[DATASET SECTION]

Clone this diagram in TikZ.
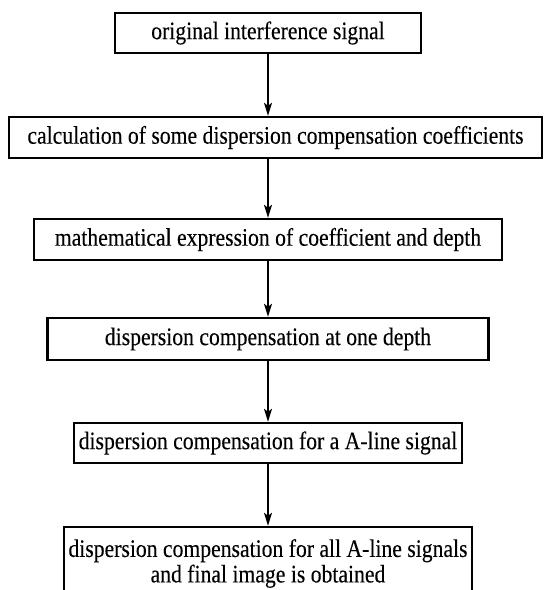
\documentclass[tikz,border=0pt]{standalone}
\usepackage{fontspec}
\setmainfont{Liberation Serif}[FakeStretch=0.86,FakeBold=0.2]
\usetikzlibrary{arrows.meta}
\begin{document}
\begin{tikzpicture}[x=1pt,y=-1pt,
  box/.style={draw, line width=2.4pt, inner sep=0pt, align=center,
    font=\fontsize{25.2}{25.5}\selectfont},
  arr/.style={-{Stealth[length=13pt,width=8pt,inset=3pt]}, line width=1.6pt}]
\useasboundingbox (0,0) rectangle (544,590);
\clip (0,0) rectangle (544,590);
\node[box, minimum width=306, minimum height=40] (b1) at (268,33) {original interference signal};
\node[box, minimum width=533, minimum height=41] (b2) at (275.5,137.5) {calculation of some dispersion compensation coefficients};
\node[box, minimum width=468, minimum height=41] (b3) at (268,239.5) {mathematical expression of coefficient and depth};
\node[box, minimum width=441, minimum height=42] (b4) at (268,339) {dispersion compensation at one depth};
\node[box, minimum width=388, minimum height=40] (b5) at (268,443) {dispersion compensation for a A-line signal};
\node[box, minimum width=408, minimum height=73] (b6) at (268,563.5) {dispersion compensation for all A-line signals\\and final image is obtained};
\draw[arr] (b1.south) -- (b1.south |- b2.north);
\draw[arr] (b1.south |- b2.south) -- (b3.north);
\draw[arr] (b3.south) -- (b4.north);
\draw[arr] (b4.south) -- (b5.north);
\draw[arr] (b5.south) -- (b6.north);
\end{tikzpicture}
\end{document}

[JOB] All of the material above needs to be restated exactly, with no pictures.

[REPLY]
Clone this diagram in TikZ.
\documentclass[tikz,border=0pt]{standalone}
\usepackage{fontspec}
\setmainfont{Liberation Serif}[FakeStretch=0.86,FakeBold=0.2]
\usetikzlibrary{arrows.meta}
\begin{document}
\begin{tikzpicture}[x=1pt,y=-1pt,
  box/.style={draw, line width=2.4pt, inner sep=0pt, align=center,
    font=\fontsize{25.2}{25.5}\selectfont},
  arr/.style={-{Stealth[length=13pt,width=8pt,inset=3pt]}, line width=1.6pt}]
\useasboundingbox (0,0) rectangle (544,590);
\clip (0,0) rectangle (544,590);
\node[box, minimum width=306, minimum height=40] (b1) at (268,33) {original interference signal};
\node[box, minimum width=533, minimum height=41] (b2) at (275.5,137.5) {calculation of some dispersion compensation coefficients};
\node[box, minimum width=468, minimum height=41] (b3) at (268,239.5) {mathematical expression of coefficient and depth};
\node[box, minimum width=441, minimum height=42] (b4) at (268,339) {dispersion compensation at one depth};
\node[box, minimum width=388, minimum height=40] (b5) at (268,443) {dispersion compensation for a A-line signal};
\node[box, minimum width=408, minimum height=73] (b6) at (268,563.5) {dispersion compensation for all A-line signals\\and final image is obtained};
\draw[arr] (b1.south) -- (b1.south |- b2.north);
\draw[arr] (b1.south |- b2.south) -- (b3.north);
\draw[arr] (b3.south) -- (b4.north);
\draw[arr] (b4.south) -- (b5.north);
\draw[arr] (b5.south) -- (b6.north);
\end{tikzpicture}
\end{document}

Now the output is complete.